Le sous-développement des régions n’est plus une fatalité dans le système ainsi refondé. Et la finance alternative répondrait à tous les appels de capitaux nécessaires au décollage des bases locales. Une densification du tissu local peut être également soutenue et pourvue par les associations de microcrédit destinées à appuyer l’économie sociale et solidaire laquelle peut libérer bien des énergies.

Courir deux lièvres à la fois

Le timing du séminaire nous semble bien ciblé par les organisateurs. Dans l’effervescence ambiante de réformes tous azimuts, agiter la problématique de la régionalisation est on ne peut plus opportun.

Le cadre y est-il propice? A priori, il existe une plateforme constitutionnelle favorable. Comment dès lors pousser dans cette direction? On ne sait trop. Quelle partie sur la scène politique nationale pourrait faire un lobbying dans cette direction? La question reste entière.

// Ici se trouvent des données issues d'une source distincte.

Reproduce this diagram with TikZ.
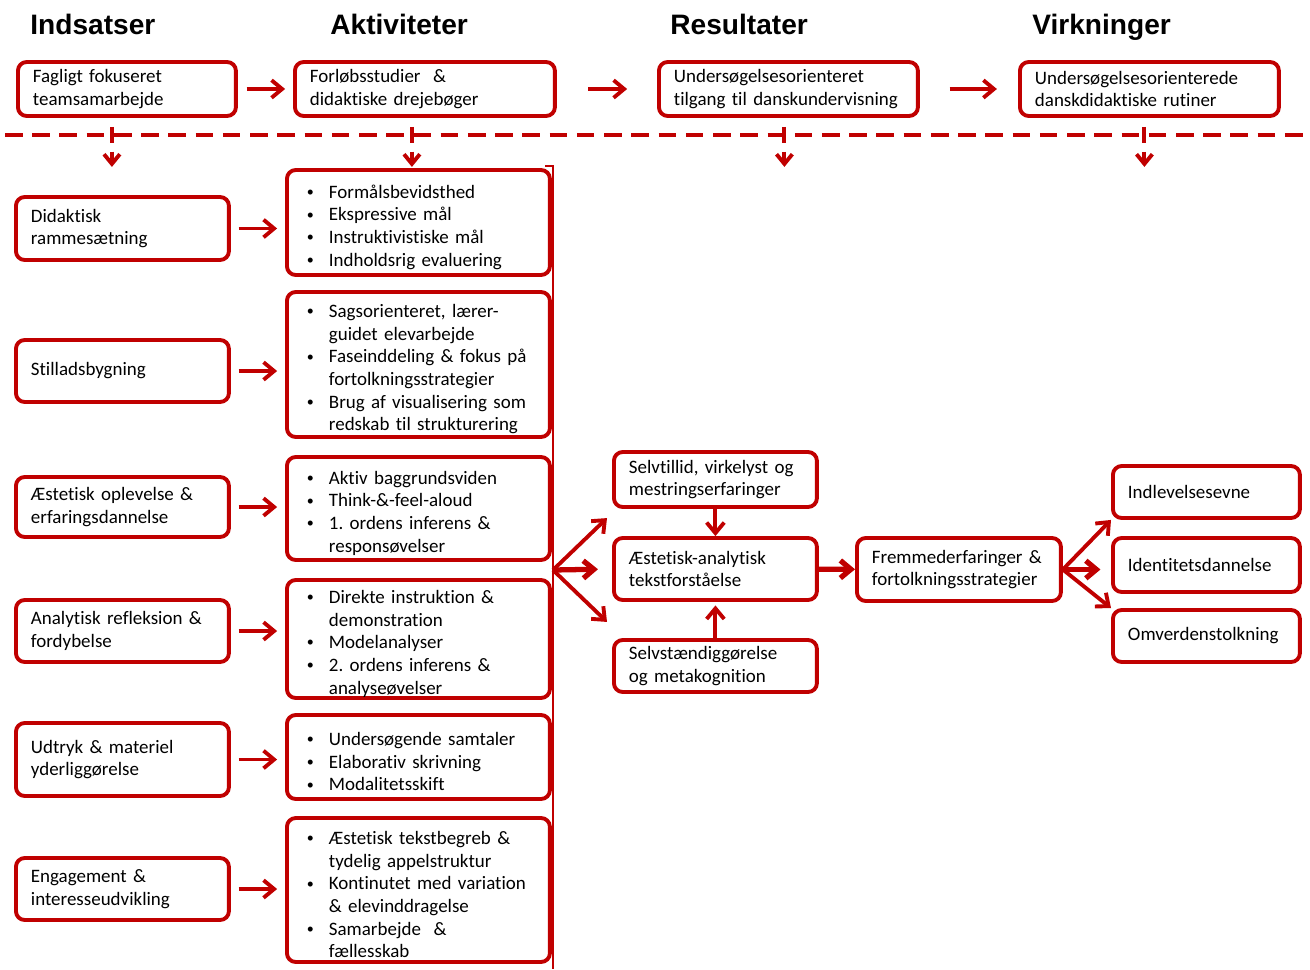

Il est reconfortant de voir que les résolutions de ce séminaire et toutes les contributions des participants peuvent constituer une rallonge à la Note d’orientation du Plan quinquennal de développement. Tout ce qui a été dit et présenté est immédiatement exploitable. Cela vaut autant pour le découpage régional que pour la finance alternative.

Des solutions à la clé ont été avancées, prêtes à l’application. Une régionalisation optimisée, par son effet de synergie, est le sel du dynamisme économique et de la croissance inclusive.

Pour sa part, la finance alternative pourrait pourvoir à tous les appels en financement du développement régional. Cependant, les organisateurs doivent prendre conscience qu’ils courent deux lièvres à la fois: instituer un pouvoir régional et promouvoir la finance alternative régionale. Ils ont su donner de la voix. Parviendront-ils à se faire entendre?